### Your goal
Quote the listing in full, exactly as given, minus any pictures.

### Dataset extract
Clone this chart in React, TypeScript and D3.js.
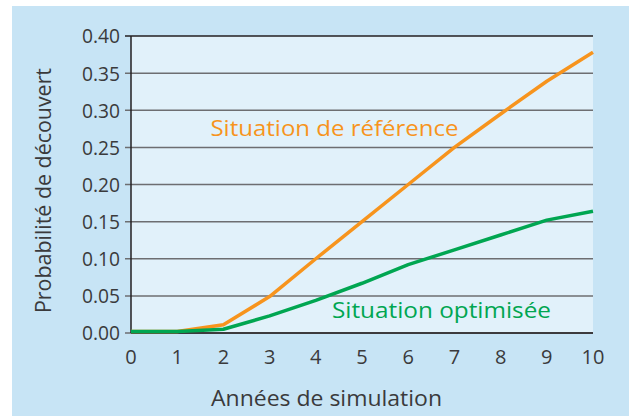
import React from "react";
import * as d3 from "d3";

// years of simulation
const years = [0, 1, 2, 3, 4, 5, 6, 7, 8, 9, 10];
// probability of overdraft, reference situation
const reference = [0.002, 0.002, 0.011, 0.049, 0.1, 0.15, 0.2, 0.25, 0.295, 0.339, 0.378];
// probability of overdraft, optimised situation
const optimised = [0.002, 0.002, 0.005, 0.023, 0.044, 0.067, 0.092, 0.112, 0.132, 0.152, 0.164];
const yTicks = [0, 0.05, 0.1, 0.15, 0.2, 0.25, 0.3, 0.35, 0.4];

const width = 629,
  height = 416,
  margin = { top: 36, right: 36, bottom: 83, left: 131 };

const font = "'Open Sans', 'Noto Sans', sans-serif";
const textColor = "#3a3a3c";

const App: React.FC = () => {
  const x = d3
    .scaleLinear()
    .domain([0, 10])
    .range([margin.left, width - margin.right]);
  const y = d3
    .scaleLinear()
    .domain([0, 0.4])
    .range([height - margin.bottom, margin.top]);

  const line = d3
    .line<number>()
    .x((d, i) => x(years[i]))
    .y((d) => y(d));

  return (
    <div style={{ position: "absolute", left: 0, top: 0 }}>
      <svg width={width} height={height} style={{ display: "block" }}>
        <rect x={0} y={0} width={width} height={height} fill="#ffffff" />
        <rect x={12} y={6} width={width - 12} height={height - 6} fill="#c7e4f5" />
        <rect
          x={x(0)}
          y={y(0.4)}
          width={x(10) - x(0)}
          height={y(0) - y(0.4)}
          fill="#e1f1fa"
        />
        {yTicks.map((t) => (
          <g key={t}>
            <line
              x1={x(0) - 6}
              x2={x(10)}
              y1={y(t)}
              y2={y(t)}
              stroke={t === 0.4 ? "#231f20" : "#6d6e71"}
              strokeWidth={1.5}
            />
            <text
              x={x(0) - 11}
              y={y(t)}
              dy="0.36em"
              textAnchor="end"
              fontFamily={font}
              fontSize={20.5}
              fill={textColor}
              textLength={38}
              lengthAdjust="spacingAndGlyphs"
            >
              {t.toFixed(2)}
            </text>
          </g>
        ))}
        <line x1={x(0)} x2={x(0)} y1={y(0.4)} y2={y(0)} stroke="#231f20" strokeWidth={1.5} />
        <line x1={x(0)} x2={x(10)} y1={y(0)} y2={y(0)} stroke="#231f20" strokeWidth={1.5} />
        {years.map((v) => (
          <text
            key={v}
            x={x(v)}
            y={y(0) + 31}
            textAnchor="middle"
            fontFamily={font}
            fontSize={20}
            fill={textColor}
          >
            {v}
          </text>
        ))}
        <path
          d={line(reference) || ""}
          fill="none"
          stroke="#f7941d"
          strokeWidth={3.5}
          strokeLinejoin="round"
        />
        <path
          d={line(optimised) || ""}
          fill="none"
          stroke="#00a651"
          strokeWidth={3.5}
          strokeLinejoin="round"
        />
        <text
          x={x(1.72)}
          y={y(0.265)}
          fontFamily={font}
          fontSize={21.5}
          fill="#f7941d"
          textLength={248}
          lengthAdjust="spacingAndGlyphs"
        >
          Situation de référence
        </text>
        <text
          x={x(4.35)}
          y={y(0.02)}
          fontFamily={font}
          fontSize={21.5}
          fill="#00a651"
          textLength={219}
          lengthAdjust="spacingAndGlyphs"
        >
          Situation optimisée
        </text>
        <text
          x={211}
          y={406}
          fontFamily={font}
          fontSize={22.5}
          fill={textColor}
          textLength={231}
          lengthAdjust="spacingAndGlyphs"
        >
          Années de simulation
        </text>
        <text
          transform={`translate(51,313) rotate(-90)`}
          fontFamily={font}
          fontSize={22.5}
          fill={textColor}
          textLength={245}
          lengthAdjust="spacingAndGlyphs"
        >
          Probabilité de découvert
        </text>
      </svg>
    </div>
  );
};

export default App;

### Finished task
Clone this chart in React, TypeScript and D3.js.
import React from "react";
import * as d3 from "d3";

// years of simulation
const years = [0, 1, 2, 3, 4, 5, 6, 7, 8, 9, 10];
// probability of overdraft, reference situation
const reference = [0.002, 0.002, 0.011, 0.049, 0.1, 0.15, 0.2, 0.25, 0.295, 0.339, 0.378];
// probability of overdraft, optimised situation
const optimised = [0.002, 0.002, 0.005, 0.023, 0.044, 0.067, 0.092, 0.112, 0.132, 0.152, 0.164];
const yTicks = [0, 0.05, 0.1, 0.15, 0.2, 0.25, 0.3, 0.35, 0.4];

const width = 629,
  height = 416,
  margin = { top: 36, right: 36, bottom: 83, left: 131 };

const font = "'Open Sans', 'Noto Sans', sans-serif";
const textColor = "#3a3a3c";

const App: React.FC = () => {
  const x = d3
    .scaleLinear()
    .domain([0, 10])
    .range([margin.left, width - margin.right]);
  const y = d3
    .scaleLinear()
    .domain([0, 0.4])
    .range([height - margin.bottom, margin.top]);

  const line = d3
    .line<number>()
    .x((d, i) => x(years[i]))
    .y((d) => y(d));

  return (
    <div style={{ position: "absolute", left: 0, top: 0 }}>
      <svg width={width} height={height} style={{ display: "block" }}>
        <rect x={0} y={0} width={width} height={height} fill="#ffffff" />
        <rect x={12} y={6} width={width - 12} height={height - 6} fill="#c7e4f5" />
        <rect
          x={x(0)}
          y={y(0.4)}
          width={x(10) - x(0)}
          height={y(0) - y(0.4)}
          fill="#e1f1fa"
        />
        {yTicks.map((t) => (
          <g key={t}>
            <line
              x1={x(0) - 6}
              x2={x(10)}
              y1={y(t)}
              y2={y(t)}
              stroke={t === 0.4 ? "#231f20" : "#6d6e71"}
              strokeWidth={1.5}
            />
            <text
              x={x(0) - 11}
              y={y(t)}
              dy="0.36em"
              textAnchor="end"
              fontFamily={font}
              fontSize={20.5}
              fill={textColor}
              textLength={38}
              lengthAdjust="spacingAndGlyphs"
            >
              {t.toFixed(2)}
            </text>
          </g>
        ))}
        <line x1={x(0)} x2={x(0)} y1={y(0.4)} y2={y(0)} stroke="#231f20" strokeWidth={1.5} />
        <line x1={x(0)} x2={x(10)} y1={y(0)} y2={y(0)} stroke="#231f20" strokeWidth={1.5} />
        {years.map((v) => (
          <text
            key={v}
            x={x(v)}
            y={y(0) + 31}
            textAnchor="middle"
            fontFamily={font}
            fontSize={20}
            fill={textColor}
          >
            {v}
          </text>
        ))}
        <path
          d={line(reference) || ""}
          fill="none"
          stroke="#f7941d"
          strokeWidth={3.5}
          strokeLinejoin="round"
        />
        <path
          d={line(optimised) || ""}
          fill="none"
          stroke="#00a651"
          strokeWidth={3.5}
          strokeLinejoin="round"
        />
        <text
          x={x(1.72)}
          y={y(0.265)}
          fontFamily={font}
          fontSize={21.5}
          fill="#f7941d"
          textLength={248}
          lengthAdjust="spacingAndGlyphs"
        >
          Situation de référence
        </text>
        <text
          x={x(4.35)}
          y={y(0.02)}
          fontFamily={font}
          fontSize={21.5}
          fill="#00a651"
          textLength={219}
          lengthAdjust="spacingAndGlyphs"
        >
          Situation optimisée
        </text>
        <text
          x={211}
          y={406}
          fontFamily={font}
          fontSize={22.5}
          fill={textColor}
          textLength={231}
          lengthAdjust="spacingAndGlyphs"
        >
          Années de simulation
        </text>
        <text
          transform={`translate(51,313) rotate(-90)`}
          fontFamily={font}
          fontSize={22.5}
          fill={textColor}
          textLength={245}
          lengthAdjust="spacingAndGlyphs"
        >
          Probabilité de découvert
        </text>
      </svg>
    </div>
  );
};

export default App;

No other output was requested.